» Dataset excerpt:
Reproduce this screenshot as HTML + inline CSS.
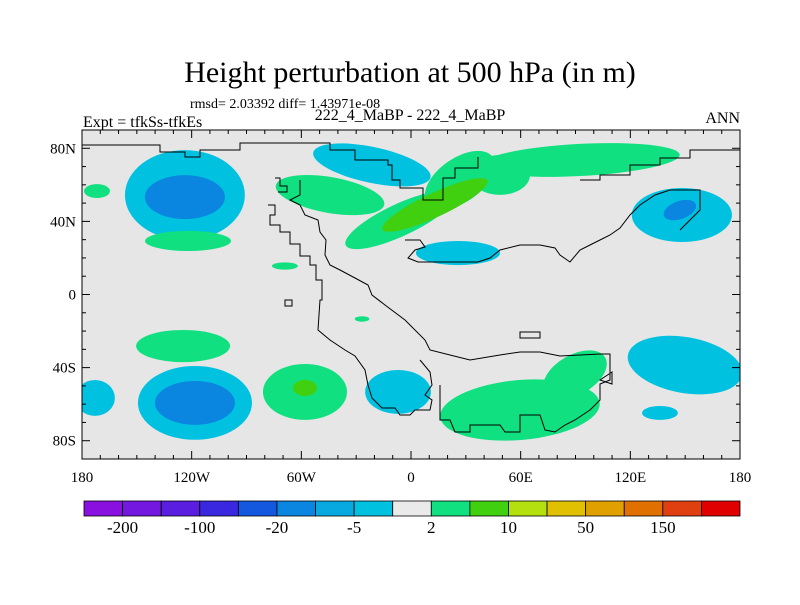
<!DOCTYPE html>
<html><head><meta charset="utf-8"><style>
body{margin:0;background:#fff;}
svg text{font-family:"Liberation Serif",serif;fill:#000;}
</style></head><body>
<svg id="chart" width="800" height="600" viewBox="0 0 800 600">
<text x="410" y="82" font-size="30" text-anchor="middle">Height perturbation at 500 hPa (in m)</text>
<text x="190" y="108" font-size="14">rmsd= 2.03392 diff= 1.43971e-08</text>
<text x="83" y="127" font-size="16">Expt = tfkSs-tfkEs</text>
<text x="410" y="120" font-size="16" text-anchor="middle">222_4_MaBP - 222_4_MaBP</text>
<text x="740" y="123" font-size="16" text-anchor="end">ANN</text>
<defs><clipPath id="pc"><rect x="82" y="130" width="658" height="329"/></clipPath></defs>
<rect x="82" y="130" width="658" height="329" fill="#e6e6e6"/>
<g id="blobs" clip-path="url(#pc)"></g>
<path clip-path="url(#pc)" fill="none" stroke="#000" stroke-width="1" d="
M82,145 L160,145 L160,152 L185,152 L185,157 L200,157 L200,150 L240,150 L240,143 L330,143 L330,150 L355,150 L355,160 L388,160 L388,165 L392,165 L392,180 L400,180 L400,188 L423,188 L423,200 L443,200 L443,179 L443,178 L455,178 L455,168 L478,168 L478,157
M275,178 L280,178 L280,186 L287,186 L287,192 L278,192
M268,205 L275,205 L275,215 L270,215 L270,225 L280,225 L280,232 L290,232 L290,244 L300,244 L300,256 L310,256 L310,265 L316,265 L316,280 L322,280 L322,300 L320,300 L318,330 L330,340 L345,350 L355,356 L365,370 L368,385 L372,398 L382,408 L395,408 L400,415 L410,415 L415,410 L430,410 L432,400 L425,395 L432,385 L430,372 L420,360
M300,180 L300,195 L290,200 L300,205 L305,215 L318,220 L320,232 L326,240 L325,255 L330,265 L340,270 L355,278 L368,285 L372,295 L385,305 L405,320 L425,340 L430,350 L450,355 L470,360 L500,355 L520,352 L540,352 L560,356 L580,355 L600,354 L610,354 L610,380 L600,384 L600,400 L590,410 L575,420 L565,425 L555,432 L545,430 L540,415 L520,415 L520,432 L505,432 L500,425 L470,425 L470,432 L455,432 L450,420 L440,420 L440,385
M405,240 L420,240 L425,247 L415,250 L408,258 L418,262 L440,262 L460,262 L478,262 L490,258 L500,250 L520,245 L540,245 L555,248 L560,255 L570,262 L580,250 L590,245 L600,240 L610,235 L620,228 L630,215 L640,205 L655,195 L670,190 L700,190 L700,210 L690,220 L680,230
M580,180 L600,180 L600,175 L630,175 L630,165 L660,165 L660,158 L690,158 L690,150 L740,150
M520,332 L540,332 L540,338 L520,338 Z
M285,300 L292,300 L292,306 L285,306 Z
M600,380 L612,384 L612,372 Z"/>
<rect x="82" y="130" width="658" height="329" fill="none" stroke="#000" stroke-width="1"/>
<g id="axes"></g>
<g id="colorbar"></g>
</svg>
<script>
// blob data: lon, lat, radius lon (deg), radius lat (deg), level index, rotation
const blobLon  = [-123.7,-171.8,-122,-69,-21.4,-44.3,-6,26.8,92.4,48.7,25.7,148.2,-26.8,-124.7,-118.2,-172.9,-58,-7.1,59.6,89.7,149.9,136.2, -123.7,13.1,147.1,-118.2,-58];
const blobLat  = [54.4,56.6,29.3,15.6,70.9,54.4,40.8,62.6,73.6,65.4,22.7,43.5,-13.4,-28.2,-59.3,-56.6,-53.3,-53.3,-63.2,-44,-38.6,-64.8, 53.3,49,46.2,-59.3,-51.1];
const blobRx   = [32.8,7.1,23.5,7.1,32.8,30.1,32.8,21.9,54.7,16.4,23,27.4,4,25.7,31.2,10.9,23,18,43.8,19.1,31.7,9.8, 21.9,31.7,9.3,21.9,6.6];
const blobRy   = [24.6,3.8,5.5,2,9.8,9.8,8.8,12,8.8,10.9,6.6,14.8,1.5,8.8,20.2,9.8,15.3,12,16.4,10.9,15.3,3.8, 12,6.6,4.9,12,4.4];
const blobLevel= [7,9,9,9,7,9,9,9,9,9,7,7,9,9,7,7,9,7,9,9,7,7, 5,10,5,5,10];
const blobRot  = [0,0,0,0,12,10,-25,-35,-3,0,0,0,0,0,0,0,0,0,-5,-30,10,0, 0,-25,-20,0,0];
const cbColors = ["#8a10e0","#7418e0","#5a1ee0","#3a28e0","#1458e0","#0a86e0","#08a8e0","#00c2e0","#eaeaea","#10e080","#40d010","#b4e010","#e0c000","#e0a000","#e07000","#e04010","#e00000"];
const cbLabels = ["-200","-100","-20","-5","2","10","50","150"];
const lonTicks = [-180,-120,-60,0,60,120,180];
const lonLabels= ["180","120W","60W","0","60E","120E","180"];
const latTicks = [80,40,0,-40,-80];
const latLabels= ["80N","40N","0","40S","80S"];

const X0=82,X1=740,Y0=130,Y1=459;
const sx=lon=>X0+(lon+180)/360*(X1-X0);
const sy=lat=>Y0+(90-lat)/180*(Y1-Y0);
const kx=(X1-X0)/360, ky=(Y1-Y0)/180;
const NS="http://www.w3.org/2000/svg";
const mk=(t,a,p)=>{const e=document.createElementNS(NS,t);for(const k in a)e.setAttribute(k,a[k]);p.appendChild(e);return e;};

const bg=document.getElementById('blobs');
for(let i=0;i<blobLon.length;i++){
  const cx=sx(blobLon[i]), cy=sy(blobLat[i]);
  const e=mk('ellipse',{cx:cx,cy:cy,rx:blobRx[i]*kx,ry:blobRy[i]*ky,fill:cbColors[blobLevel[i]],transform:`rotate(${blobRot[i]} ${cx} ${cy})`},bg);
  
  
}

const ax=document.getElementById('axes');
for(let lon=-180;lon<=180;lon+=10){
  const x=sx(lon), major=lon%60===0, L=major?8:4;
  mk('line',{x1:x,y1:Y1,x2:x,y2:Y1-L,stroke:'#000'},ax);
  mk('line',{x1:x,y1:Y0,x2:x,y2:Y0+L,stroke:'#000'},ax);
}
for(let lat=-90;lat<=90;lat+=10){
  const y=sy(lat), major=(lat%40===0), L=major?8:4;
  mk('line',{x1:X0,y1:y,x2:X0+L,y2:y,stroke:'#000'},ax);
  mk('line',{x1:X1,y1:y,x2:X1-L,y2:y,stroke:'#000'},ax);
}
lonTicks.forEach((v,i)=>{
  const t=mk('text',{x:sx(v),y:482,'font-size':15,'text-anchor':'middle'},ax);
  t.textContent=lonLabels[i];
  
  
});
latTicks.forEach((v,i)=>{
  const t=mk('text',{x:X0-6,y:sy(v)+5,'font-size':15,'text-anchor':'end'},ax);
  t.textContent=latLabels[i];
  
  
});

const cb=document.getElementById('colorbar');
const CX0=84,CX1=740,CY=501,CH=15,bw=(CX1-CX0)/cbColors.length;
cbColors.forEach((c,i)=>{
  const r=mk('rect',{x:CX0+i*bw,y:CY,width:bw,height:CH,fill:c,stroke:'#000','stroke-width':0.8},cb);
  
  
});
cbLabels.forEach((s,i)=>{
  const t=mk('text',{x:CX0+(2*i+1)*bw,y:533,'font-size':17,'text-anchor':'middle'},cb);
  t.textContent=s;
  
  
});
</script>
</body></html>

» Stated task: Give the data again exactly as written, with all pictures left out.

» In response:
Reproduce this screenshot as HTML + inline CSS.
<!DOCTYPE html>
<html><head><meta charset="utf-8"><style>
body{margin:0;background:#fff;}
svg text{font-family:"Liberation Serif",serif;fill:#000;}
</style></head><body>
<svg id="chart" width="800" height="600" viewBox="0 0 800 600">
<text x="410" y="82" font-size="30" text-anchor="middle">Height perturbation at 500 hPa (in m)</text>
<text x="190" y="108" font-size="14">rmsd= 2.03392 diff= 1.43971e-08</text>
<text x="83" y="127" font-size="16">Expt = tfkSs-tfkEs</text>
<text x="410" y="120" font-size="16" text-anchor="middle">222_4_MaBP - 222_4_MaBP</text>
<text x="740" y="123" font-size="16" text-anchor="end">ANN</text>
<defs><clipPath id="pc"><rect x="82" y="130" width="658" height="329"/></clipPath></defs>
<rect x="82" y="130" width="658" height="329" fill="#e6e6e6"/>
<g id="blobs" clip-path="url(#pc)"></g>
<path clip-path="url(#pc)" fill="none" stroke="#000" stroke-width="1" d="
M82,145 L160,145 L160,152 L185,152 L185,157 L200,157 L200,150 L240,150 L240,143 L330,143 L330,150 L355,150 L355,160 L388,160 L388,165 L392,165 L392,180 L400,180 L400,188 L423,188 L423,200 L443,200 L443,179 L443,178 L455,178 L455,168 L478,168 L478,157
M275,178 L280,178 L280,186 L287,186 L287,192 L278,192
M268,205 L275,205 L275,215 L270,215 L270,225 L280,225 L280,232 L290,232 L290,244 L300,244 L300,256 L310,256 L310,265 L316,265 L316,280 L322,280 L322,300 L320,300 L318,330 L330,340 L345,350 L355,356 L365,370 L368,385 L372,398 L382,408 L395,408 L400,415 L410,415 L415,410 L430,410 L432,400 L425,395 L432,385 L430,372 L420,360
M300,180 L300,195 L290,200 L300,205 L305,215 L318,220 L320,232 L326,240 L325,255 L330,265 L340,270 L355,278 L368,285 L372,295 L385,305 L405,320 L425,340 L430,350 L450,355 L470,360 L500,355 L520,352 L540,352 L560,356 L580,355 L600,354 L610,354 L610,380 L600,384 L600,400 L590,410 L575,420 L565,425 L555,432 L545,430 L540,415 L520,415 L520,432 L505,432 L500,425 L470,425 L470,432 L455,432 L450,420 L440,420 L440,385
M405,240 L420,240 L425,247 L415,250 L408,258 L418,262 L440,262 L460,262 L478,262 L490,258 L500,250 L520,245 L540,245 L555,248 L560,255 L570,262 L580,250 L590,245 L600,240 L610,235 L620,228 L630,215 L640,205 L655,195 L670,190 L700,190 L700,210 L690,220 L680,230
M580,180 L600,180 L600,175 L630,175 L630,165 L660,165 L660,158 L690,158 L690,150 L740,150
M520,332 L540,332 L540,338 L520,338 Z
M285,300 L292,300 L292,306 L285,306 Z
M600,380 L612,384 L612,372 Z"/>
<rect x="82" y="130" width="658" height="329" fill="none" stroke="#000" stroke-width="1"/>
<g id="axes"></g>
<g id="colorbar"></g>
</svg>
<script>
// blob data: lon, lat, radius lon (deg), radius lat (deg), level index, rotation
const blobLon  = [-123.7,-171.8,-122,-69,-21.4,-44.3,-6,26.8,92.4,48.7,25.7,148.2,-26.8,-124.7,-118.2,-172.9,-58,-7.1,59.6,89.7,149.9,136.2, -123.7,13.1,147.1,-118.2,-58];
const blobLat  = [54.4,56.6,29.3,15.6,70.9,54.4,40.8,62.6,73.6,65.4,22.7,43.5,-13.4,-28.2,-59.3,-56.6,-53.3,-53.3,-63.2,-44,-38.6,-64.8, 53.3,49,46.2,-59.3,-51.1];
const blobRx   = [32.8,7.1,23.5,7.1,32.8,30.1,32.8,21.9,54.7,16.4,23,27.4,4,25.7,31.2,10.9,23,18,43.8,19.1,31.7,9.8, 21.9,31.7,9.3,21.9,6.6];
const blobRy   = [24.6,3.8,5.5,2,9.8,9.8,8.8,12,8.8,10.9,6.6,14.8,1.5,8.8,20.2,9.8,15.3,12,16.4,10.9,15.3,3.8, 12,6.6,4.9,12,4.4];
const blobLevel= [7,9,9,9,7,9,9,9,9,9,7,7,9,9,7,7,9,7,9,9,7,7, 5,10,5,5,10];
const blobRot  = [0,0,0,0,12,10,-25,-35,-3,0,0,0,0,0,0,0,0,0,-5,-30,10,0, 0,-25,-20,0,0];
const cbColors = ["#8a10e0","#7418e0","#5a1ee0","#3a28e0","#1458e0","#0a86e0","#08a8e0","#00c2e0","#eaeaea","#10e080","#40d010","#b4e010","#e0c000","#e0a000","#e07000","#e04010","#e00000"];
const cbLabels = ["-200","-100","-20","-5","2","10","50","150"];
const lonTicks = [-180,-120,-60,0,60,120,180];
const lonLabels= ["180","120W","60W","0","60E","120E","180"];
const latTicks = [80,40,0,-40,-80];
const latLabels= ["80N","40N","0","40S","80S"];

const X0=82,X1=740,Y0=130,Y1=459;
const sx=lon=>X0+(lon+180)/360*(X1-X0);
const sy=lat=>Y0+(90-lat)/180*(Y1-Y0);
const kx=(X1-X0)/360, ky=(Y1-Y0)/180;
const NS="http://www.w3.org/2000/svg";
const mk=(t,a,p)=>{const e=document.createElementNS(NS,t);for(const k in a)e.setAttribute(k,a[k]);p.appendChild(e);return e;};

const bg=document.getElementById('blobs');
for(let i=0;i<blobLon.length;i++){
  const cx=sx(blobLon[i]), cy=sy(blobLat[i]);
  const e=mk('ellipse',{cx:cx,cy:cy,rx:blobRx[i]*kx,ry:blobRy[i]*ky,fill:cbColors[blobLevel[i]],transform:`rotate(${blobRot[i]} ${cx} ${cy})`},bg);
  
  
}

const ax=document.getElementById('axes');
for(let lon=-180;lon<=180;lon+=10){
  const x=sx(lon), major=lon%60===0, L=major?8:4;
  mk('line',{x1:x,y1:Y1,x2:x,y2:Y1-L,stroke:'#000'},ax);
  mk('line',{x1:x,y1:Y0,x2:x,y2:Y0+L,stroke:'#000'},ax);
}
for(let lat=-90;lat<=90;lat+=10){
  const y=sy(lat), major=(lat%40===0), L=major?8:4;
  mk('line',{x1:X0,y1:y,x2:X0+L,y2:y,stroke:'#000'},ax);
  mk('line',{x1:X1,y1:y,x2:X1-L,y2:y,stroke:'#000'},ax);
}
lonTicks.forEach((v,i)=>{
  const t=mk('text',{x:sx(v),y:482,'font-size':15,'text-anchor':'middle'},ax);
  t.textContent=lonLabels[i];
  
  
});
latTicks.forEach((v,i)=>{
  const t=mk('text',{x:X0-6,y:sy(v)+5,'font-size':15,'text-anchor':'end'},ax);
  t.textContent=latLabels[i];
  
  
});

const cb=document.getElementById('colorbar');
const CX0=84,CX1=740,CY=501,CH=15,bw=(CX1-CX0)/cbColors.length;
cbColors.forEach((c,i)=>{
  const r=mk('rect',{x:CX0+i*bw,y:CY,width:bw,height:CH,fill:c,stroke:'#000','stroke-width':0.8},cb);
  
  
});
cbLabels.forEach((s,i)=>{
  const t=mk('text',{x:CX0+(2*i+1)*bw,y:533,'font-size':17,'text-anchor':'middle'},cb);
  t.textContent=s;
  
  
});
</script>
</body></html>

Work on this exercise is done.